Ingestion & ETL Manual
Airbyte
Section titled “Airbyte”General Information
Section titled “General Information”Airbyte consists of sources, destinations, and connections.
- Connections have a defined schema for saving data. This schema is determined by the source and can be updated whenever the source updates its schema.
- It reads the source at the defined schedule, looks for new records since the last read, deduplicates records, and saves them in the destination.
- You can set the sync schedule using any cron job expression.
- You can view an overview of the last 30 syncs in Airbyte, as well as logs for all of those syncs. This is helpful when figuring out why a sync failed (very rare).
- Airbyte bills based on the number of rows synced, so it is often better to get daily aggregated data synced (unless you need something more granular).
Airbyte offers 200+ open source pre-built connectors. We use these for the following sources:
- Google Search Console
- Marketing Budget
- Trusted Feed
- Google Ads
- Bing Ads
When the source schema is updated (new columns added or data type changes), Airbyte automatically updates the destination schema in Databricks. For certain sources that use OAuth 2.0, you will have to re-authenticate the Airbyte connector about every 3 months.

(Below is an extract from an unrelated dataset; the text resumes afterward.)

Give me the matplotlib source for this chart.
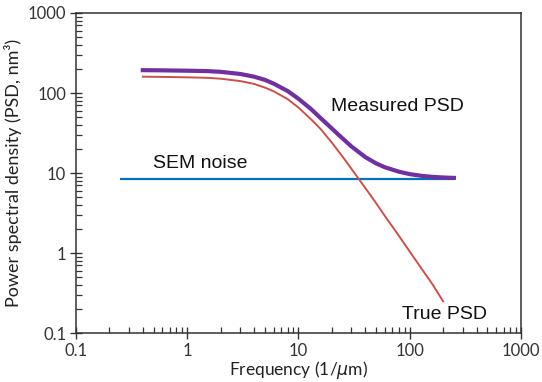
import matplotlib
matplotlib.use("Agg")
import matplotlib.pyplot as plt
from matplotlib.ticker import FixedLocator, LogLocator, NullFormatter

# Data
freq_true = [0.4, 0.6, 1, 1.5, 2, 3, 4, 5, 6, 8, 10, 13, 16, 20, 25, 30, 40, 50, 60, 80, 100, 130, 160, 200]
psd_true = [160, 159, 157, 155, 151, 141, 130, 117, 105, 84, 66, 47, 35, 24, 16, 11.3, 6.5, 4.2, 2.9, 1.65, 1.05, 0.62, 0.41, 0.25]

freq_meas = [0.4, 0.6, 1, 1.5, 2, 3, 4, 5, 6, 8, 10, 13, 16, 20, 25, 30, 40, 50, 60, 80, 100, 130, 160, 200, 250]
psd_meas = [193, 192, 190, 188, 184, 173, 160, 146, 131, 106, 85, 63, 48, 36, 27, 21.5, 15.8, 13.2, 11.8, 10.4, 9.7, 9.2, 8.96, 8.8, 8.7]

freq_noise = [0.25, 250]
psd_noise = [8.5, 8.5]

tick_vals = [0.1, 1, 10, 100, 1000]
tick_labels = ["0.1", "1", "10", "100", "1000"]

fig = plt.figure(figsize=(5.42, 3.82), dpi=100)
ax = fig.add_axes([0.140, 0.128, 0.821, 0.838])

ax.plot(freq_noise, psd_noise, color="#0070C0", lw=1.6, solid_capstyle="butt", zorder=2)
ax.plot(freq_true, psd_true, color="#C8504D", lw=1.4, zorder=3)
ax.plot(freq_meas, psd_meas, color="#7030A0", lw=3.0, zorder=4)

ax.set_xscale("log")
ax.set_yscale("log")
ax.set_xlim(0.1, 1000)
ax.set_ylim(0.1, 1000)

tick_font = dict(family=["Lato", "DejaVu Sans"], size=12, color="#333333")
ax.xaxis.set_major_locator(FixedLocator(tick_vals))
ax.yaxis.set_major_locator(FixedLocator(tick_vals))
ax.set_xticklabels(tick_labels, **tick_font)
ax.set_yticklabels(tick_labels, **tick_font)
ax.xaxis.set_minor_locator(LogLocator(base=10, subs=range(2, 10)))
ax.yaxis.set_minor_locator(LogLocator(base=10, subs=range(2, 10)))
ax.xaxis.set_minor_formatter(NullFormatter())
ax.yaxis.set_minor_formatter(NullFormatter())

ax.tick_params(which="major", direction="inout", length=8, width=1.0, color="#333333", pad=3)
ax.tick_params(which="minor", direction="in", length=4, width=0.9, color="#333333")
ax.tick_params(axis="x", which="both", top=False)
ax.tick_params(axis="y", which="both", right=False)

for s in ax.spines.values():
    s.set_color("#333333")
    s.set_linewidth(1.1)

ax.set_xlabel("Frequency (1/$\\mu$m)", family=["Lato", "DejaVu Sans"], size=12.5, color="#222222", labelpad=0)
ax.set_ylabel("Power spectral density (PSD, nm³)", family=["Lato", "DejaVu Sans"], size=13, color="#222222", labelpad=4)

ann_font = dict(family=["Liberation Sans", "DejaVu Sans"], size=14, color="#111111", va="center", ha="left")
ax.text(19.6, 68.8, "Measured PSD", **ann_font)
ax.text(0.49, 13.2, "SEM noise", **ann_font)
ax.text(86, 0.17, "True PSD", **ann_font)

fig.savefig("out.png", dpi=100)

List of Active Connections
Section titled “List of Active Connections”- Bing Ads → databricks_production
- Criteo → databricks_production
- Google Ads → databricks_production
- Google Search Console → databricks_production
- Marketing Budget → databricks_production
- theCRM → databricks_production
- Trusted Feed → databricks_production
Guide: How to add a new Source
Section titled “Guide: How to add a new Source”To add a new source, start by checking the Airbyte Integrations page. Airbyte provides a comprehensive catalog of pre-built connectors for many popular APIs, databases, and file systems. These connectors are categorized by support level: Airbyte-maintained, Community-maintained (Marketplace), and Enterprise-only.
If you find a suitable connector in the catalog, you can simply configure it within your Airbyte workspace. If the connector you need is not available, or if existing connectors do not meet your specific requirements, you may need to build a custom solution.
Custom Connectors
Section titled “Custom Connectors”If a pre-built connector is not available, you can build a custom connector using the Connector Builder. The Connector Builder is a no-code tool built into the Airbyte UI that allows you to create source connectors using an intuitive interface.
Behind the scenes, the Connector Builder generates a standard low-code YAML manifest. You can define authentication methods, pagination, and record processing logic without writing code. Once your connector is built and tested, you can publish it to your workspace to use in your data pipelines, or even contribute it to the Airbyte Marketplace.
For sources that do not have a pre-built connector but that we want to take advantage of Airbyte’s deduplication & automatic schema management, we use custom connectors for:
- Criteo
- theCRM
A custom connector consists of 2 parts: the authentication & the streams to sync. You can test changes and see the data returned before publishing changes to custom connectors.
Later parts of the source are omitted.